### Given task
Report every line in the listing that contains the string "this".

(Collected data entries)
_ _ _ _ _

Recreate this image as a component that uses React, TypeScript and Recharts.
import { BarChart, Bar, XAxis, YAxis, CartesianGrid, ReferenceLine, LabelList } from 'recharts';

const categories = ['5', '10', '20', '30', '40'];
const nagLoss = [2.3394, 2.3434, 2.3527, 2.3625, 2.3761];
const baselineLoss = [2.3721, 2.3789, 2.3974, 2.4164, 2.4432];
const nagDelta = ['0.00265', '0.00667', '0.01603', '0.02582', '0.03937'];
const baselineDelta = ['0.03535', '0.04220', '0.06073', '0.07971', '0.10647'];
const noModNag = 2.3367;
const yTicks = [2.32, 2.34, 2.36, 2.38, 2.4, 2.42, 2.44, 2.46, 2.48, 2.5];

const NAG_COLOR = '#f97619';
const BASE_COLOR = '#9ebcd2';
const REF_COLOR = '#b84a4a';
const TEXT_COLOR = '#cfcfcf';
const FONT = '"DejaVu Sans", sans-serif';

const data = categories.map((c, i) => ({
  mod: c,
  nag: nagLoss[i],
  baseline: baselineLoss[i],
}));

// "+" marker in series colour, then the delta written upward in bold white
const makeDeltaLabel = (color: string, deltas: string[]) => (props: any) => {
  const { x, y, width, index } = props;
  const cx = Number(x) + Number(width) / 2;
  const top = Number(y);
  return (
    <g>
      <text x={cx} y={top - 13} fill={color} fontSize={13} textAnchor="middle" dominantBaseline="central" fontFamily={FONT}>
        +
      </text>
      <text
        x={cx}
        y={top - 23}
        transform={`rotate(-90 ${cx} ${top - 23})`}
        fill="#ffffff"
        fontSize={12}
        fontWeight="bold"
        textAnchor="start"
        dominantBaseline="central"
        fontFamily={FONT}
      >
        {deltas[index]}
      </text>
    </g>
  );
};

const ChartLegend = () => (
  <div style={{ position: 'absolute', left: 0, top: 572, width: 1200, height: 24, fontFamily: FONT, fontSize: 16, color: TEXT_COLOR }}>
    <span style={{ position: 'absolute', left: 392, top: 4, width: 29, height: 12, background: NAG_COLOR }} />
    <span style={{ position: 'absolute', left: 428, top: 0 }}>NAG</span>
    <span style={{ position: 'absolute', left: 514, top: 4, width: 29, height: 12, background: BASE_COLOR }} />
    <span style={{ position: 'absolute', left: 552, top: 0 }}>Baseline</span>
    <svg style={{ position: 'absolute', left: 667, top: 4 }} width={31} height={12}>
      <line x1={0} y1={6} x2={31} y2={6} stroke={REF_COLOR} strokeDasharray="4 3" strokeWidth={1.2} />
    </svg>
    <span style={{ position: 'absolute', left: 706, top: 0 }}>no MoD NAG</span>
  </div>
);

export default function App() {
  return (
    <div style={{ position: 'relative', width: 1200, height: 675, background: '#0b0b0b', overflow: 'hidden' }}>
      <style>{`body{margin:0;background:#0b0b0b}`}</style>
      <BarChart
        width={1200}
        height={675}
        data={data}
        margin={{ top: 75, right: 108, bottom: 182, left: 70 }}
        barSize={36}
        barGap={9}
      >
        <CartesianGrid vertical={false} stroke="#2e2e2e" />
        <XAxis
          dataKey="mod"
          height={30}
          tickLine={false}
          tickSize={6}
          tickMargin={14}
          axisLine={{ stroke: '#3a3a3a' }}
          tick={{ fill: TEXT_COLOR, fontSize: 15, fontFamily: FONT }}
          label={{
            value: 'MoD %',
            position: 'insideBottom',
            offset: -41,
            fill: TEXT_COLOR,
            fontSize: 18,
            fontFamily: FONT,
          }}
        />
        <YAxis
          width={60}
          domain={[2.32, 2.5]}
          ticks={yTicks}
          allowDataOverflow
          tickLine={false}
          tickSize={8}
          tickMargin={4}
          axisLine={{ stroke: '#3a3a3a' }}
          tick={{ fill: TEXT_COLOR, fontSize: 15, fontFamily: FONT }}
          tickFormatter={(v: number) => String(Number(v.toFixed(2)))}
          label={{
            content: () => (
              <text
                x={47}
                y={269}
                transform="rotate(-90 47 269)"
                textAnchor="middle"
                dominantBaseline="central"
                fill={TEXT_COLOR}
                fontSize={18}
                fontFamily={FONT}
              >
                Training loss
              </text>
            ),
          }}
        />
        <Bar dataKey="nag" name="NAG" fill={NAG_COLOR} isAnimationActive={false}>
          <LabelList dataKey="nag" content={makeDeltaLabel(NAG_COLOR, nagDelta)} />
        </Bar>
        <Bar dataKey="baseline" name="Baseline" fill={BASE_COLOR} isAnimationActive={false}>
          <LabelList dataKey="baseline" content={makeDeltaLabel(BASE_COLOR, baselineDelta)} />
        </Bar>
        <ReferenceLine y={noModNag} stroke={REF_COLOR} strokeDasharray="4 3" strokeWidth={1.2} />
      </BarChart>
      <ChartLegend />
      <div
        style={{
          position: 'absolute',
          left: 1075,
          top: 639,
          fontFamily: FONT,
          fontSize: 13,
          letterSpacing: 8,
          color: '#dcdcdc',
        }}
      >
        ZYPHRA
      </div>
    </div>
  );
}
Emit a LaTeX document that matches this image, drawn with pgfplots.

_ _ _ _ _

### Finished answer
Recreate this image as a component that uses React, TypeScript and Recharts.
Emit a LaTeX document that matches this image, drawn with pgfplots.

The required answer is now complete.